Creativity seems to have no limits. Centuries later B decided to stop carrying pebbles and invented an easier way of counting: one sheep, two sheep, three sheep. Later, B decided to omit the repetitions (sheep, sheep, sheep). That is how B invented the numbers: one, two, three.
Creativity seems to have no limits. Centuries later C decided to arrange the numbers visually and the number line was born. Several hundred years before Christ, a Chinese (D) started arranging the numbers in two dimensions and the magic square was born. And people started playing with it.
Creativity seems to have no limits. 2 millennia passed. K decided to arrange the numbers of the magic square in three dimensions. Each cell in the square was given a height equal to the number in it. The magic squares started looking like projects in New York. K did not stop there. He saw that if it rained, in some projects the water would run off. Other projects would retain water. The concept of water retention was born. Now the question was, "How much water will project X retain?"

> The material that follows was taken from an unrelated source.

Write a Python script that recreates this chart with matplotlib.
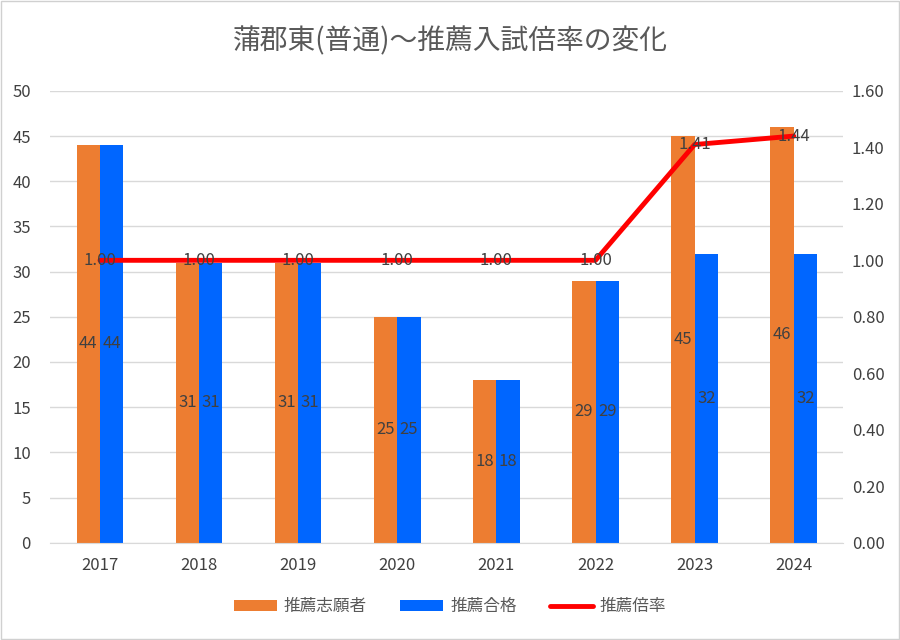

Creativity seems to have no limits and we can expect arrangements of numbers in 4, 5 and more dimensions, as well as inventions of other operations with numbers. Before those limitless possibilities start making our heads spinning, let us forget about number operations and think about water operations. We perform the same operations with water that A did tens of thousands of years ago: we look for it and find it, drink it and wash with it. On the one hand, we can keep it better than A could (in dams and bottles), but on the other, we spend more than A did. And most importantly, just like A we are unable to produce water (although we seem to know how). Creativity, no matter what we think of it, has its limits.